Jesús atravesaba la Galilea junto con sus
discípulos y no quería que nadie lo supiera, porque enseñaba y les decía: «El
Hijo del hombre va a ser entregado en manos de los hombres; lo matarán y tres
días después de su muerte, resucitará». Pero los discípulos no comprendían esto
y temían hacerle preguntas.
Llegaron a Cafarnaúm y, una vez que estuvieron en
la casa, les preguntó: «¿De qué hablaban en el camino?» Ellos callaban, porque
habían estado discutiendo sobre quién era el más grande.
Entonces, sentándose, llamó a los Doce y les dijo:
«El que quiere ser el primero debe hacerse el último de todos y el servidor de
todos».
Después, tomando a un niño, lo puso en medio de
ellos y, abrazándolo, les dijo: «El que recibe a uno de estos pequeños en mi
Nombre, me recibe a mí, y el que me recibe no es a mí al que recibe sino a
Aquél que me ha enviado».
Palabra del Señor
¿Qué me quieres decir, Señor?
¿Cómo puedo hacer realidad este evangelio en mi
vida?
Como a los discípulos del Evangelio, a nosotros,
discípulos de hoy, Jesús nos instruye sobre el misterio de su presencia en
nuestro mundo, el misterio de su Pasión, Muerte y Resurrección.
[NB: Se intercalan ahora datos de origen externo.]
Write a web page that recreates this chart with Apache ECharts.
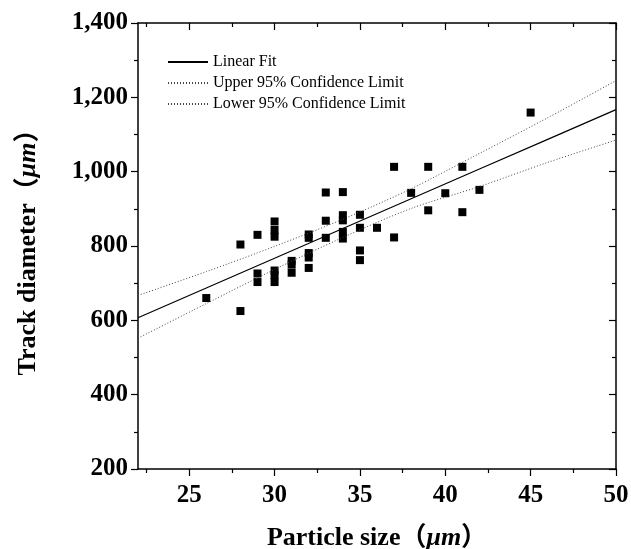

Discípulo significa seguidor, aprendiz; pero en el
Evangelio a menudo los discípulos no entienden nada, y hoy, además tienen miedo
a preguntar, les falta una fe sólida, necesitan profundizar más.
No es Jesús el que aleja a los discípulos de la
realidad, son ellos los que miran hacia otro lado, los que se preocupan por
quien es el más importante. Frente al orgullo y al afán de poder, Jesús nos
llama al servicio y nos invita a ser acogedores.
¿Experimento cada día que soy importante, en la
medida que soy más servicial?
¿Descubro la presencia de Dios en los que se acercan
a mí, sobre todo en los más indefensos, necesitados y desvalidos? ¿Acojo a los
demás como si acogiera al Padre?
Para
salir de uno mismo y andar por la vida, para dejar lo ya conocido y pasar por
Samaría, para conjugar tolerancia y
radicalidad a lo largo del camino,
para crear espacios evangélicos y entrar en
tu reino...
Dame
mirada corta, de orfebre, que descubra, aprecie y ame
lo más diminuto y escondido, y una mirada
larga, de centinela, para ver el horizonte que me
espera
más allá de las montañas y la niebla.
más allá de las montañas y la niebla.
Y esto,
Señor, dámelo cada jornada para poder gozar y recrear
lo que tu Espíritu siembra con mimo en los espacios que piso y sueño en este tiempo tan convulso y yermo y con las utopías por el suelo.